The good smile and the bad
How other people’s body language interacts with what we know about their biography
What shapes our first impression upon looking into a person’s face? Humboldt scholarship holder Julia Baum examines how other people’s body language interacts with what we know about them as part of the research group Neurocognitive Psychology of the HU in Adlershof.
Donald Trump looks into the camera with a beaming smile. The US presidential candidate seems friendly, open and optimistic. But only for a naïve observer: many of those watching the septuagenarian billionaire’s speeches have an unpleasant feeling. They have read too much about his lies during the campaign, his bloated ego, and his derogatory remarks about women, immigrants, and homosexuals.
”How we judge people not only depends on their body language. Our impression is also shaped by the emotional knowledge we have about them,” says Julia Baum. Donald Trump, who was ubiquitous during the US presidential election campaign, is a welcome research object for psychologists like Baum. Studies have shown that subjects may perceive other people’s facial expressions as grim or vicious – if they have critical knowledge of them as in Trump’s case - when actually those people are displaying a neutral expression. This effect can be observed in an extreme way in the cases of dictators such as Adolf Hitler, Idi Amin or Saddam Hussein.
This interaction between the body language our brain receives through the retina of our eyes and our so-called affective knowledge about another person seems banal at first glance. Some psychological schools still hold the assumption that every human is able to decipher what somebody feels, or whether he or she lies or tells the truth, on the basis of tiny mimic messages. “Adherents of this school even offer trainings in order to learn to interpret such messages,” says Baum. “However, they neglect the influence of pre-existing knowledge of another person completely.”
It is this influence that the 29-year-old aims at examining: in test series with voluntary research subjects, Baum and her colleagues use electroencephalography (EEG) to measure what happens in a brain upon looking at a face. A first impression is formed after only 200 milliseconds and after 400 milliseconds an elaborate process is triggered. The researchers’ key questions are how the impression is shaped by visual information and how crucial learned knowledge is. This is measured by showing the subjects unknown faces in connection with brief biographical information.

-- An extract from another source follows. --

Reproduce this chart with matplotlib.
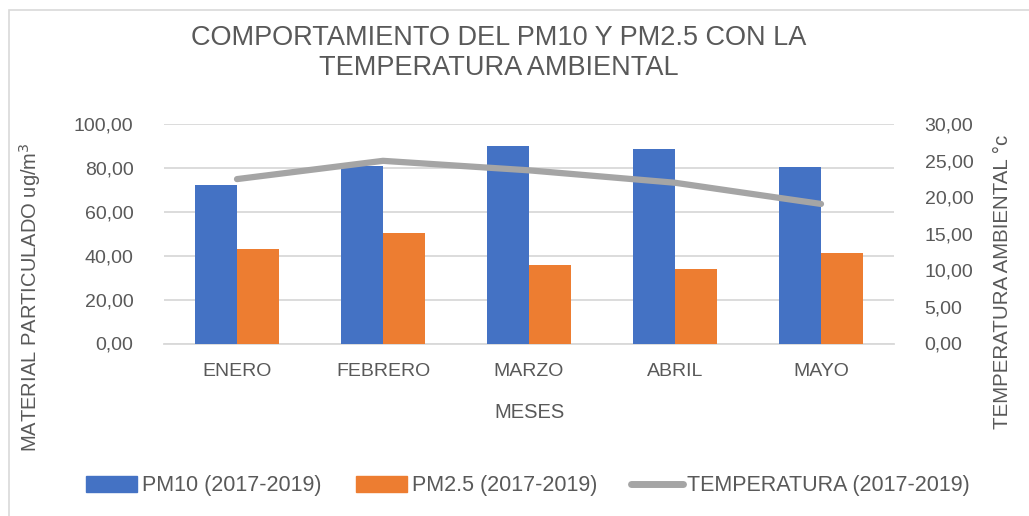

“We were able to show that a face and facial expressions were rated more positively if the additional information made that person seem likeable,” explains Baum. The cognitive psychologist is aiming at gaining a better understanding of the interaction of first impressions, biographical knowledge and emotions in her dissertation. How does the impression of a certain person develop over time? Are these opinions of another person rigid or revisable? It is questions like these that the young researcher deals with, whose research in preparation of her dissertation is sponsored by the Humboldt Research Track, a grant which was created by the German Universities Excellence Initiative. Baum is now thinking about how she has to design the tests in order to get valid answers to her many questions. She sees her work in the context of the flood of information created by the internet and new media which affect people in an “intensely emotional” way and at a very high speed. They also tended to fuel the panic as in the case of, for example, the spree killing in Munich. “We rely heavily on our judgement and our ability to ‘read’ faces. I find it intriguing to investigate something that seems very obvious to us to better understand how human judgement actually works.”